Investigating and resolving Failover issue with both appliances showing up as "Master"

Products

ProxySG Software - SGOS

Issue/Introduction

Resolution

For the issue reported, please refer to the below.

Note 1

The failover state of both appliances would assume the role of Master when the multicast packets sent from one device is not reaching the other unit. One of the possible causes is that any intermediate network device like a switch is blocking the multicast packets. Refer to the Tech. Article with URL below.

https://support.symantec.com/en_US/article.TECH242572.html

We will need to take a PCAP with filter "ip host 224.0.1.1" concurrently on both the units and ensure the multicast from one unit is reaching the other and vice versa. If you can see the multicast packets on both the units, then, a review of the implementation would be necessary, to see if any part of the implementation is broken. If this is a new deployment, looking out for possible gaps would be necessary.

Note 2

When configuring failover customers often run into problems with the multicast addresses used. Some multicast aware switches expect to see traffic at lower numbered multicast addresses rather than higher numbered ones. The recommendation would be to configure something in the 224.0.0.0/24 range to avoid these kinds of issues. The following documentation uses 224.1.2.3 as an example but I would still recommend configuring the address in the previously mention subnet. See the following document for further information:

Also the advertisement interval for the hellos to be sent between the failover pair should be set to 1 second rather than the default of 40 seconds. This allows for the failover to occur much faster.

Also ensure that IGMP snooping on the switch is turned off globally or on the port the SG is connected to or some other workaround is applied so that IGMP snooping does not interfere with the operation of failover. Please consult the following documentation for further insights into dealing troubleshooting failover and dealing with common issues.

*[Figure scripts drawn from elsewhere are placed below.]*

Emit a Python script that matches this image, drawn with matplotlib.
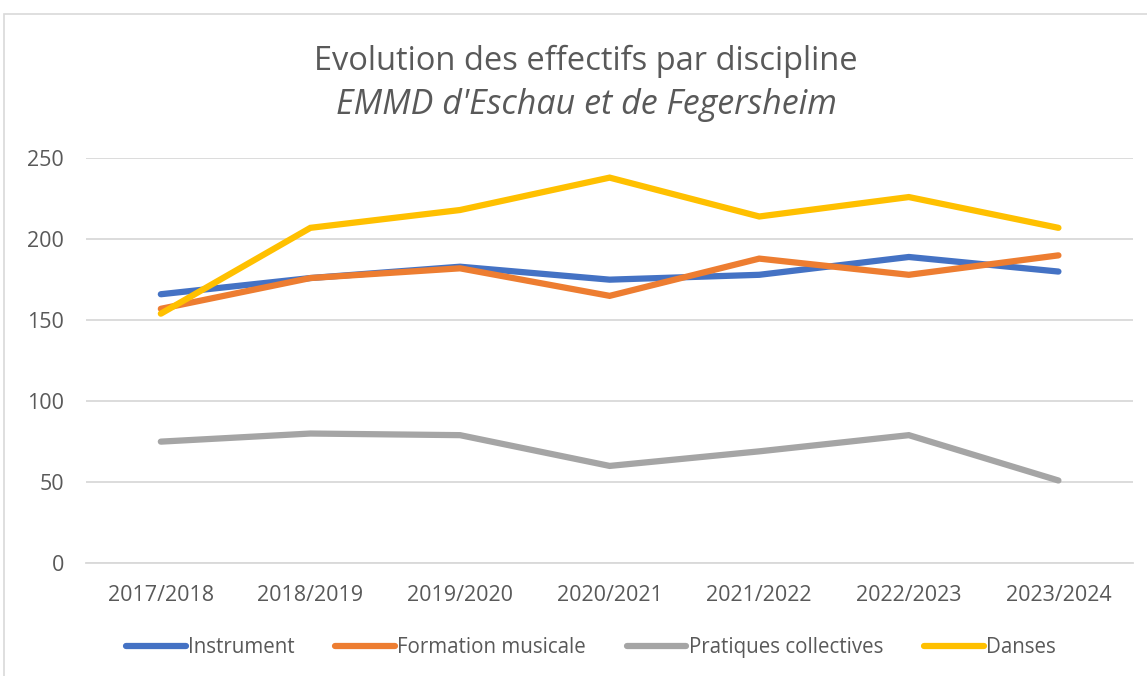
import matplotlib
matplotlib.use('Agg')
import matplotlib.pyplot as plt
from matplotlib.patches import Rectangle

plt.rcParams['font.family'] = ['Open Sans', 'DejaVu Sans']

# years on the x axis
annees = ['2017/2018', '2018/2019', '2019/2020', '2020/2021',
          '2021/2022', '2022/2023', '2023/2024']
# number of students per discipline
instrument = [166, 176, 183, 175, 178, 189, 180]
formation = [157, 176, 182, 165, 188, 178, 190]
pratiques = [75, 80, 79, 60, 69, 79, 51]
danses = [154, 207, 218, 238, 214, 226, 207]

series = [('Instrument', instrument, '#4472C4'),
          ('Formation musicale', formation, '#ED7D31'),
          ('Pratiques collectives', pratiques, '#A5A5A5'),
          ('Danses', danses, '#FFC000')]

txt = '#595959'

fig = plt.figure(figsize=(11.47, 6.76), dpi=100)
ax = fig.add_axes([0.075, 0.167, 0.913, 0.599])

x = range(len(annees))
for nom, vals, col in series:
    ax.plot(x, vals, color=col, lw=4.5, label=nom,
            solid_capstyle='round', solid_joinstyle='miter')

ax.set_xlim(-0.5, len(annees) - 0.5)
ax.set_ylim(0, 250)
ax.set_yticks(range(0, 251, 50))
ax.set_xticks(list(x))
ax.set_xticklabels(annees)
ax.grid(axis='y', color='#D9D9D9', lw=1.3)
ax.set_axisbelow(True)
for s in ax.spines.values():
    s.set_visible(False)
ax.spines['bottom'].set_visible(True)
ax.spines['bottom'].set_color('#D9D9D9')
ax.spines['bottom'].set_linewidth(1.3)
ax.tick_params(length=0, labelsize=15.5, colors=txt, pad=16)
ax.tick_params(axis='y', pad=16)

fig.text(0.511, 0.909, 'Evolution des effectifs par discipline',
         ha='center', va='center', fontsize=23.5, color=txt)
fig.text(0.511, 0.844, "EMMD d'Eschau et de Fegersheim",
         ha='center', va='center', fontsize=24.5, color=txt, style='italic')

leg = fig.legend(loc='center', bbox_to_anchor=(0.515, 0.042), ncol=4,
                 frameon=False, fontsize=14.8, handlelength=2.9,
                 handletextpad=0.1, columnspacing=2.0)
for t in leg.get_texts():
    t.set_color(txt)

fig.patches.append(Rectangle((4 / 1147, -0.1), 1.2, 1.1 - 14 / 676,
                             transform=fig.transFigure, fill=False,
                             edgecolor='#D9D9D9', lw=1.2))

fig.savefig('out.png', dpi=100)
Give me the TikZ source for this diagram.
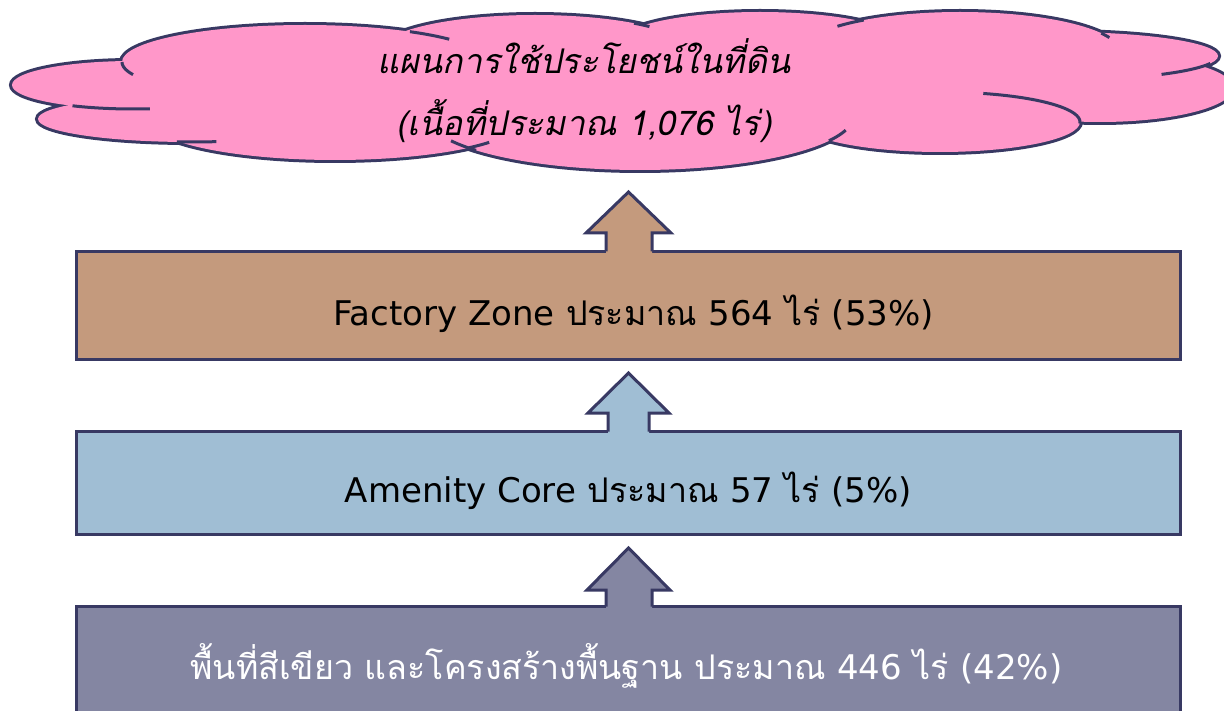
\documentclass[tikz,border=0pt]{standalone}
\usepackage{fontspec}
\newfontfamily\thai[Script=Thai]{Loma}
\newfontfamily\thaiit[Script=Thai,FakeSlant=0.2]{Loma}
\newfontfamily\latfont{DejaVu Sans}
\newcommand\latn[1]{{\latfont #1}}
\definecolor{edgecol}{RGB}{56,57,99}
\definecolor{pinkfill}{RGB}{255,151,201}
\definecolor{brownfill}{RGB}{196,154,125}
\definecolor{bluefill}{RGB}{160,190,212}
\definecolor{slatefill}{RGB}{132,134,162}
\begin{document}
\begin{tikzpicture}[x=1pt,y=-1pt,
  cloudedge/.style={draw=edgecol,line width=3pt},
  boxstyle/.style={draw=edgecol,line width=3pt},
  arrowedge/.style={draw=edgecol,line width=3pt,line join=miter},
  boxtext/.style={font=\thai\fontsize{34}{40}\selectfont,inner sep=0pt,anchor=base},
  cloudtext/.style={font=\thaiit\fontsize{34}{62}\selectfont,inner sep=0pt,align=center,anchor=base}]
\useasboundingbox (0,0) rectangle (1224,711);
% ---------- cloud ----------
\def\lobes{305/62/183/37, 133/85/121/24, 190/119/152/23, 335/120/186/40, 640/115/214/55, 940/122/140/30, 1100/88/133/34, 1060/56/158/24, 960/52/160/40, 760/42/140/30, 535/50/154/35}
\foreach \cx/\cy/\rx/\ry in \lobes {
  \draw[edgecol,line width=6pt] (\cx,\cy) ellipse [x radius=\rx pt, y radius=\ry pt];
}
\foreach \cx/\cy/\rx/\ry in \lobes {
  \fill[pinkfill] (\cx,\cy) ellipse [x radius=\rx pt, y radius=\ry pt];
}
\fill[pinkfill] (640,95) ellipse [x radius=500pt, y radius=45pt];
% inner tails of the cloud lobes
\draw[cloudedge] plot[domain=160:180,samples=15,variable=\t] ({305+183*cos(\t)},{62+37*sin(\t)});
\draw[cloudedge] plot[domain=305:322,samples=15,variable=\t] ({305+183*cos(\t)},{62+37*sin(\t)});
\draw[cloudedge] plot[domain=310:318,samples=8,variable=\t] ({535+154*cos(\t)},{50+35*sin(\t)});
\draw[cloudedge] plot[domain=220:233,samples=10,variable=\t] ({960+160*cos(\t)},{52+40*sin(\t)});
\draw[cloudedge] plot[domain=332:339,samples=8,variable=\t] ({960+160*cos(\t)},{52+40*sin(\t)});
\draw[cloudedge] plot[domain=18:50,samples=20,variable=\t] ({1060+158*cos(\t)},{56+24*sin(\t)});
\draw[cloudedge] plot[domain=-72:3,samples=30,variable=\t] ({940+140*cos(\t)},{122+30*sin(\t)});
\draw[cloudedge] plot[domain=16:28,samples=10,variable=\t] ({640+214*cos(\t)},{115+55*sin(\t)});
\draw[cloudedge] plot[domain=140:152,samples=10,variable=\t] ({640+214*cos(\t)},{115+55*sin(\t)});
\draw[cloudedge] plot[domain=34:44,samples=10,variable=\t] ({335+186*cos(\t)},{120+40*sin(\t)});
\draw[cloudedge] plot[domain=80:95,samples=10,variable=\t] ({190+152*cos(\t)},{119+23*sin(\t)});
\draw[cloudedge] plot[domain=82:120,samples=20,variable=\t] ({133+121*cos(\t)},{85+24*sin(\t)});
\node[cloudtext] (cloud) at (584,136) {แผนการใช้ประโยชน์ในที่ดิน\\(เนื้อที่ประมาณ 1,076 ไร่)};
% ---------- boxes ----------
\draw[boxstyle,fill=brownfill] (76.5,251.5) rectangle (1180.5,359.5);
\draw[boxstyle,fill=bluefill] (76.5,431.5) rectangle (1180.5,534);
\draw[boxstyle,fill=slatefill] (76.5,606.5) rectangle (1180.5,730);
% ---------- arrows ----------
\fill[brownfill] (606,254) -- (606,233) -- (586,233) -- (628.5,192) -- (671,233) -- (652,233) -- (652,254) -- cycle;
\draw[arrowedge] (606,251.5) -- (606,233) -- (586,233) -- (628.5,192) -- (671,233) -- (652,233) -- (652,251.5);
\fill[bluefill] (608,434) -- (608,413) -- (588,413) -- (628.5,373) -- (669,413) -- (649,413) -- (649,434) -- cycle;
\draw[arrowedge] (608,431.5) -- (608,413) -- (588,413) -- (628.5,373) -- (669,413) -- (649,413) -- (649,431.5);
\fill[slatefill] (606,609) -- (606,590) -- (587,590) -- (628.5,548) -- (670,590) -- (652,590) -- (652,609) -- cycle;
\draw[arrowedge] (606,606.5) -- (606,590) -- (587,590) -- (628.5,548) -- (670,590) -- (652,590) -- (652,606.5);
% ---------- texts ----------
\node[boxtext] (t1) at (633.5,326) {\latn{Factory Zone} ประมาณ \latn{564} ไร่ \latn{(53\%)}};
\node[boxtext] (t2) at (628.5,502) {\latn{Amenity Core} ประมาณ \latn{57} ไร่ \latn{(5\%)}};
\node[boxtext,text=white] (t3) at (626.5,679) {พื้นที่สีเขียว และโครงสร้างพื้นฐาน ประมาณ \latn{446} ไร่ \latn{(42\%)}};
\end{tikzpicture}
\end{document}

After validating your configuration, another cause for trouble may come from a device on your network that routes traffic from one appliance to the others. It's important to make sure that multicast traffic is permitted to travel between appliances. A simultaneous packet capture from all appliances in the failover group, taken with a capture filter of the multicast-address (e.g. “ip host 224.0.0.1” without the quotes) will report the multicast traffic from all appliances should see multicast packets being sent only by the active master appliance's source IP address. If two appliances are sending multicast packets at the same time, this indicates that the switch or router is not passing the multicast packets.
When testing failover, the next available passive appliance should miss 3 consecutive multicast packets from the active master appliances before it becomes authoritative for the shared VIP and starts to intercept and manage traffic. This means, with the default Advertisement Interval of 40 seconds, you need to wait for about 2 minutes before the next passive appliance will take over.

All appliances must be on the same network (i.e. same subnet, same broadcast domain).
The Virtual IP (VIP) must be the same on all members of the failover group. This ensures that if the active appliance goes offline, the next available passive appliance becomes the authority for the shared VIP address
The multicast address must be the same on each appliance. This is how the appliances communicate active/passive state information with one another and is crucial to the
Only one appliance in the failover group should have the Master setting enabled. Keep the Relative Priority value at the default of 100.
The advertisement interval should be the same on each appliance to avoid delays in switching the master in the event of a failure.
When defining a Virtual IP address to use for your failover group, choose an IP that is not already assigned to a network adaptor, but is on the same subnet as the other appliance IP addresses.
The Shared Secret must be the same across all members of the failover group. If you suspect this to be the cause of the issue, define a new password and enter it on each appliance in the failover group, one after the other and apply the changes.

Once more, please note the below.

ProxySG requires multicast traffic to flow from one unit to the other. Many networks don't propagate multicast traffic across different networks.
The Virtual IP (VIP) used for Failover must belong to an active network. If the VIP has been configured for a network that these proxies are not members of, traffic from one proxy to the other will not be routed correctly.